Tanto o texto de Ismail quanto o do diretor ressaltam o diferencial da experiência de ter acesso a roteiros que não são inteiramente os que estão nos filmes, como se costuma publicar, preservando as diferenças entre o planejado e o levado à tela. Uma oportunidade para se conhecer outros finais e outros começos e também pensar nas motivações das alterações. Questões de ritmo, trabalhos dos atores, orçamento e até mudanças no estado de espírito dos realizadores entram nesse jogo, dando uma ideia do que é fazer um filme.
"Para alguém que se interessa pela ideia do cinema, é muito mais interessante tentar entender aonde o texto original estava e aonde o filme ficou. Acho muito mais interessante um leitor que gosta e tem uma relação com Aquarius ler um final que não foi filmado, que eu pessoalmente não acho ruim, mas que não era mais o filme. Eu não explico cada decisão que me levou a não fazer aquela versão do roteiro, acho interessante o leitor estabelecer uma relação de mistério, 'por que isso terminou assim, se tava no roteiro de outro jeito?'. Algumas dessas perguntas eu nem teria resposta", explica Mendonça.
E nesse olhar texto-filme, a sensação é que boa parte das mudanças nos roteiros de Kleber são mais de enxugamento do que de alteração nos rumos das cenas e histórias. Os finais e começos de O Som ao Redor, Aquarius e, em menor grau, Bacurau possuem situações omitidas que não alteram em profundidade o desenrolar narrativo como um todo, mas dão novos tons, mais misteriosos ou abertos. São supressões que, como já destacado, encontram motivações estéticas, mas também financeiras, de "responsabilidade fiscal", como aponta o diretor. "Quando é preciso, fazemos de tudo para que essas alterações não sejam ruins para o filme. O roteiro precisa ficar menos, mas também precisa ficar mais forte", afirma o cineasta.

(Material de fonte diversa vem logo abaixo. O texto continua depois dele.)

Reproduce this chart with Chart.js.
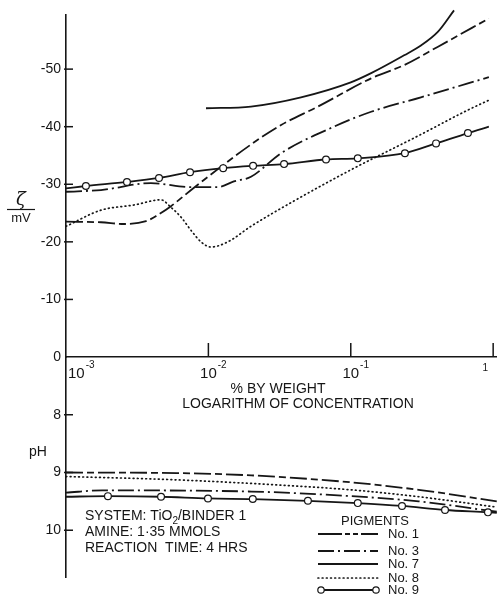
<!DOCTYPE html>
<html>
<head>
<meta charset="utf-8">
<script src="https://cdn.jsdelivr.net/npm/chart.js@4.4.1/dist/chart.umd.min.js"></script>
<style>
  html, body { margin: 0; padding: 0; background: #fff; width: 497px; height: 597px; overflow: hidden; }
  #wrap { position: relative; width: 497px; height: 597px; background: #fff; }
  #c1 { position: absolute; left: 0; top: 0; }
  #c2 { position: absolute; left: 0; top: 340px; }
</style>
</head>
<body>
<div id="wrap">
  <canvas id="c1" width="497" height="420"></canvas>
  <canvas id="c2" width="497" height="257"></canvas>
</div>
<script>
// ---------- DATA ----------
const xTickValues = [0.001, 0.01, 0.1, 1];
const zetaTickValues = [-50, -40, -30, -20, -10, 0];
const phTickValues = [8, 9, 10];
const seriesNames = ['No. 1', 'No. 3', 'No. 7', 'No. 8', 'No. 9'];

// zeta potential (mV) vs % by weight
const no1ZetaX = [0.001, 0.00176, 0.00255, 0.00365, 0.00443, 0.00546, 0.00792, 0.0199, 0.0324, 0.0589, 0.139, 0.237, 0.41, 0.933];
const no1Zeta  = [-23.5, -23.4, -23.1, -23.6, -24.7, -26.2, -29.4, -36.9, -40.3, -43.5, -48.4, -50.7, -53.9, -58.8];

const no3ZetaX = [0.001, 0.00176, 0.00395, 0.00755, 0.0117, 0.0151, 0.0199, 0.0324, 0.0762, 0.139, 0.311, 0.933];
const no3Zeta  = [-28.7, -29.0, -30.2, -29.5, -29.5, -30.5, -31.3, -35.4, -40.0, -42.6, -45.1, -48.6];

const no7ZetaX = [0.00962, 0.0199, 0.0447, 0.1, 0.139, 0.237, 0.311, 0.41, 0.531];
const no7Zeta  = [-43.2, -43.5, -45.1, -47.7, -49.3, -52.4, -54.1, -56.5, -60.2];

const no8ZetaX = [0.001, 0.00176, 0.0030, 0.00465, 0.00546, 0.00642, 0.00755, 0.00887, 0.0104, 0.0137, 0.0199, 0.038, 0.1, 0.297, 0.665, 0.933];
const no8Zeta  = [-22.7, -25.5, -26.4, -27.3, -26.0, -24.3, -22.0, -20.0, -19.1, -20.0, -22.7, -26.8, -32.5, -38.4, -42.9, -44.6];

const no9ZetaX = [0.001, 0.00138, 0.00268, 0.0045, 0.00743, 0.0127, 0.0206, 0.034, 0.067, 0.112, 0.24, 0.397, 0.665, 0.933];
const no9Zeta  = [-29.3, -29.7, -30.4, -31.1, -32.1, -32.8, -33.2, -33.5, -34.3, -34.5, -35.4, -37.1, -38.9, -40.0];

// pH vs % by weight
const no1PhX = [0.001, 0.006, 0.02, 0.1, 0.3, 1.06];
const no1Ph  = [9.00, 9.01, 9.05, 9.17, 9.30, 9.50];

const no3PhX = [0.001, 0.0018, 0.02, 0.1, 0.3, 1.06];
const no3Ph  = [9.35, 9.31, 9.33, 9.41, 9.50, 9.68];

const no8PhX = [0.001, 0.005, 0.02, 0.1, 0.3, 1.06];
const no8Ph  = [9.07, 9.12, 9.19, 9.30, 9.42, 9.60];

const no9PhX = [0.001, 0.00197, 0.00465, 0.00993, 0.0205, 0.05, 0.112, 0.229, 0.459, 0.919, 1.06];
const no9Ph  = [9.42, 9.41, 9.42, 9.45, 9.46, 9.49, 9.53, 9.58, 9.65, 9.69, 9.70];

// ---------- STYLE ----------
const FONT = '"Liberation Sans", Arial, Helvetica, sans-serif';
const INK = '#161616';
const STY = {
  'No. 1': { dash: [17, 4, 7, 4], width: 1.8, cap: 'butt' },
  'No. 3': { dash: [16, 4, 2, 4], width: 1.8, cap: 'butt' },
  'No. 7': { dash: [], width: 1.8, cap: 'butt' },
  'No. 8': { dash: [0.8, 3.4], width: 1.7, cap: 'round' },
  'No. 9': { dash: [], width: 1.8, cap: 'butt', marker: true }
};

function pts(xs, ys) { return xs.map((x, i) => ({ x: x, y: ys[i] })); }

function ds(name, xs, ys) {
  const s = STY[name];
  const d = {
    label: name,
    data: pts(xs, ys),
    borderColor: INK,
    borderWidth: s.width,
    borderDash: s.dash,
    borderCapStyle: s.cap,
    fill: false,
    clip: false,
    cubicInterpolationMode: 'monotone',
    pointRadius: 0,
    pointHoverRadius: 0
  };
  if (s.marker) {
    d.pointRadius = (c) => (c.dataIndex === 0 || c.dataIndex === c.dataset.data.length - 1) ? 0 : 3.4;
    d.pointBackgroundColor = '#fff';
    d.pointBorderColor = INK;
    d.pointBorderWidth = 1.2;
  }
  return d;
}

function innerYTicks(ctx, chart, values) {
  const a = chart.chartArea, y = chart.scales.y;
  ctx.save();
  ctx.strokeStyle = INK; ctx.lineWidth = 1.5; ctx.setLineDash([]);
  values.forEach(v => {
    const py = y.getPixelForValue(v);
    ctx.beginPath(); ctx.moveTo(a.left - 2, py); ctx.lineTo(a.left + 7, py); ctx.stroke();
  });
  ctx.restore();
}

function drawSample(ctx, name, x0, x1, yy) {
  const s = STY[name];
  ctx.save();
  ctx.strokeStyle = INK; ctx.lineWidth = s.width; ctx.lineCap = s.cap;
  ctx.setLineDash(name === 'No. 1' ? [24, 3, 5, 3, 5, 3] : s.dash);
  ctx.beginPath(); ctx.moveTo(x0, yy); ctx.lineTo(x1, yy); ctx.stroke();
  if (s.marker) {
    ctx.setLineDash([]); ctx.lineWidth = 1.2; ctx.fillStyle = '#fff';
    [x0 + 3, x1 - 2].forEach(cx => {
      ctx.beginPath(); ctx.arc(cx, yy, 3.2, 0, Math.PI * 2); ctx.fill(); ctx.stroke();
    });
  }
  ctx.restore();
}

// ---------- TOP CHART : zeta potential ----------
const topDeco = {
  id: 'topDeco',
  afterDraw(chart) {
    const ctx = chart.ctx, a = chart.chartArea, x = chart.scales.x;
    innerYTicks(ctx, chart, zetaTickValues.filter(v => v !== 0));
    ctx.save();
    ctx.strokeStyle = INK; ctx.lineWidth = 1.5;
    xTickValues.slice(1).forEach(v => {
      const px = Math.min(x.getPixelForValue(v), a.right - 3);
      ctx.beginPath(); ctx.moveTo(px, a.bottom); ctx.lineTo(px, a.bottom - 14); ctx.stroke();
    });
    // x tick labels with superscript exponents
    ctx.fillStyle = INK; ctx.textBaseline = 'alphabetic'; ctx.textAlign = 'left';
    xTickValues.forEach((v, i) => {
      const px = x.getPixelForValue(v);
      const e = Math.round(Math.log10(v));
      if (e === 0) {
        ctx.font = '10px ' + FONT; ctx.textAlign = 'center';
        ctx.fillText('1', px - 8, a.bottom + 14);
        ctx.textAlign = 'left';
        return;
      }
      ctx.font = '15px ' + FONT;
      const w = ctx.measureText('10').width;
      const left = i === 0 ? px + 2 : px - w / 2;
      ctx.fillText('10', left, a.bottom + 21);
      ctx.font = '10px ' + FONT;
      ctx.fillText('-' + (-e), left + w + 1, a.bottom + 11);
    });
    // x axis titles
    ctx.font = '14px ' + FONT; ctx.textAlign = 'center';
    ctx.fillText('% BY WEIGHT', a.left + 212, a.bottom + 36);
    ctx.fillText('LOGARITHM OF CONCENTRATION', a.left + 232, a.bottom + 51);
    // y title  zeta / mV
    ctx.font = 'italic 18px "DejaVu Serif", "Liberation Serif", serif';
    ctx.fillText('\u03B6', 21, 205);
    ctx.strokeStyle = INK; ctx.lineWidth = 1.2;
    ctx.beginPath(); ctx.moveTo(7, 209.5); ctx.lineTo(35, 209.5); ctx.stroke();
    ctx.font = '13px ' + FONT;
    ctx.fillText('mV', 21, 222);
    ctx.restore();
  }
};

new Chart(document.getElementById('c1'), {
  type: 'line',
  data: {
    datasets: [
      ds('No. 9', no9ZetaX, no9Zeta),
      ds('No. 1', no1ZetaX, no1Zeta),
      ds('No. 3', no3ZetaX, no3Zeta),
      ds('No. 7', no7ZetaX, no7Zeta),
      ds('No. 8', no8ZetaX, no8Zeta)
    ]
  },
  options: {
    responsive: false,
    animation: false,
    events: [],
    layout: { padding: { top: 15, right: 0, left: 0, bottom: 0 } },
    plugins: { legend: { display: false }, tooltip: { enabled: false } },
    scales: {
      x: {
        type: 'logarithmic', min: 0.001, max: 1.064,
        afterBuildTicks: s => { s.ticks = xTickValues.map(v => ({ value: v })); },
        ticks: { display: false },
        grid: { display: false, drawTicks: false },
        border: { display: true, color: INK, width: 1.6 },
        afterFit: s => { s.height = 63; }
      },
      y: {
        type: 'linear', reverse: true, min: -59.4, max: 0,
        afterBuildTicks: s => { s.ticks = zetaTickValues.map(v => ({ value: v })); },
        ticks: { font: { family: FONT, size: 14 }, color: INK, padding: 5 },
        grid: { display: false, drawTicks: false },
        border: { display: true, color: INK, width: 1.6 },
        afterFit: s => { s.width = 66; }
      }
    }
  },
  plugins: [topDeco]
});

// ---------- BOTTOM CHART : pH ----------
const bottomDeco = {
  id: 'bottomDeco',
  afterDraw(chart) {
    const ctx = chart.ctx;
    innerYTicks(ctx, chart, phTickValues);
    ctx.save();
    ctx.fillStyle = INK; ctx.textBaseline = 'alphabetic';
    ctx.font = '14px ' + FONT; ctx.textAlign = 'center';
    ctx.fillText('pH', 38, 116);
    // system annotation
    ctx.textAlign = 'left';
    let xx = 85;
    ctx.fillText('SYSTEM: TiO', xx, 180);
    xx += ctx.measureText('SYSTEM: TiO').width;
    ctx.font = '10px ' + FONT;
    ctx.fillText('2', xx, 184);
    xx += ctx.measureText('2').width;
    ctx.font = '14px ' + FONT;
    ctx.fillText('/BINDER 1', xx, 180);
    ctx.fillText('AMINE: 1\u00B735 MMOLS', 85, 196);
    ctx.fillText('REACTION  TIME: 4 HRS', 85, 212);
    // legend
    ctx.font = '13px ' + FONT; ctx.textAlign = 'center';
    ctx.fillText('PIGMENTS', 375, 185);
    const rows = [198, 215, 228, 242, 254];
    seriesNames.forEach((n, i) => {
      drawSample(ctx, n, 318, 378, rows[i] - 4);
      ctx.fillStyle = INK; ctx.textAlign = 'left'; ctx.font = '13px ' + FONT;
      ctx.fillText(n, 388, rows[i]);
    });
    ctx.restore();
  }
};

new Chart(document.getElementById('c2'), {
  type: 'line',
  data: {
    datasets: [
      ds('No. 9', no9PhX, no9Ph),
      ds('No. 1', no1PhX, no1Ph),
      ds('No. 3', no3PhX, no3Ph),
      ds('No. 8', no8PhX, no8Ph)
    ]
  },
  options: {
    responsive: false,
    animation: false,
    events: [],
    layout: { padding: { top: 17, right: 0, left: 0, bottom: 20 } },
    plugins: { legend: { display: false }, tooltip: { enabled: false } },
    scales: {
      x: { type: 'logarithmic', min: 0.001, max: 1.064, display: false },
      y: {
        type: 'linear', reverse: true, min: 7, max: 10.81,
        afterBuildTicks: s => { s.ticks = phTickValues.map(v => ({ value: v })); },
        ticks: { font: { family: FONT, size: 14 }, color: INK, padding: 5 },
        grid: { display: false, drawTicks: false },
        border: { display: true, color: INK, width: 1.6 },
        afterFit: s => { s.width = 66; }
      }
    }
  },
  plugins: [bottomDeco]
});
</script>
</body>
</html>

Já no aspecto mais pragmático da construção desses textos, Kleber tem um processo de criação mais livre. Ele se afasta dos manuais de roteiros norte-americanos, em suas recomendações de escritas quase que absolutamente telegráficas e de que estejam ali apenas palavras que podem ser materialmente filmadas. Ao descrever uma festa, ele não se prende só em ações e diálogos, mas se permite pontuar qual o clima do evento e perfis de seus personagens.
Ele diz também não ser muito chegado em esquematizações gráficas propostas pelo manuais, com quadros, escaletas e outros artifícios. Também é constante sua vontade de já estar se pensando em imagens, destacando enquadramentos, movimentos, o que evitar e também sensações, muitas vezes acompanhados de um "atenção". Nesse sentido, o simples descer da moto de um rapaz leva a recomendação de que a imagem não contenha "os apelos sensuais de publicidade de motocicleta".
"Eu escrevo um roteiro e releio toda semana, para ter uma sensação de ritmo, interesse e desenvolvimento da ideia, de um drama ou de um personagem. Isso me dá uma visão clara do que estou escrevendo. Esses gráficos e formas matemáticas são estranhos para mim. Tento só manter um contato constante e íntimo com o material. Há também uma preocupação em que meus amigos e parceiros de equipe entendam o filme e me ajudem também a entender. O roteiro não deve ser um documento chato, projeto de um filme, tem que ser bom de ler tranquilamente, ele fica em algum lugar entre a peça e o romance", elabora Kleber.
A publicação não deixa de ser também um documento sobre uma década tão rica e única na produção cinematográfica do país. O poder do arquivo sempre foi um interesse muito claro no trabalho do cineasta. Nos agradecimentos, há uma dedicatória para a Cinemateca Brasileira, o maior acervo relacionado ao audiovisual da América Latina, vivendo atualmente uma crise histórica que põe em risco os milhares de filmes, cartazes e outros documentos tão caros à memória do país.
"É muito triste observar esse desrespeito pelo qual passa a nossa maior central de acervos do audiovisual, que vai além do cinema narrativo e artístico, passando por imagens de TV e documentários que falam sobre nossa cultura. Esse livro passa a ser um documento e foi desenhado para ser uma fonte de informações sobre alguns filmes que já tem um espaço na nossa cultura. Fico feliz de ter essa singela dedicatória à Cinemateca. O lançamento marca um momento no tempo e esse momento é infelizmente um de muita preocupação, onde ela deixa de ser um arquivo importantíssimo e, pelo menos esse ano, passa a ser um armazém", conclui Kleber.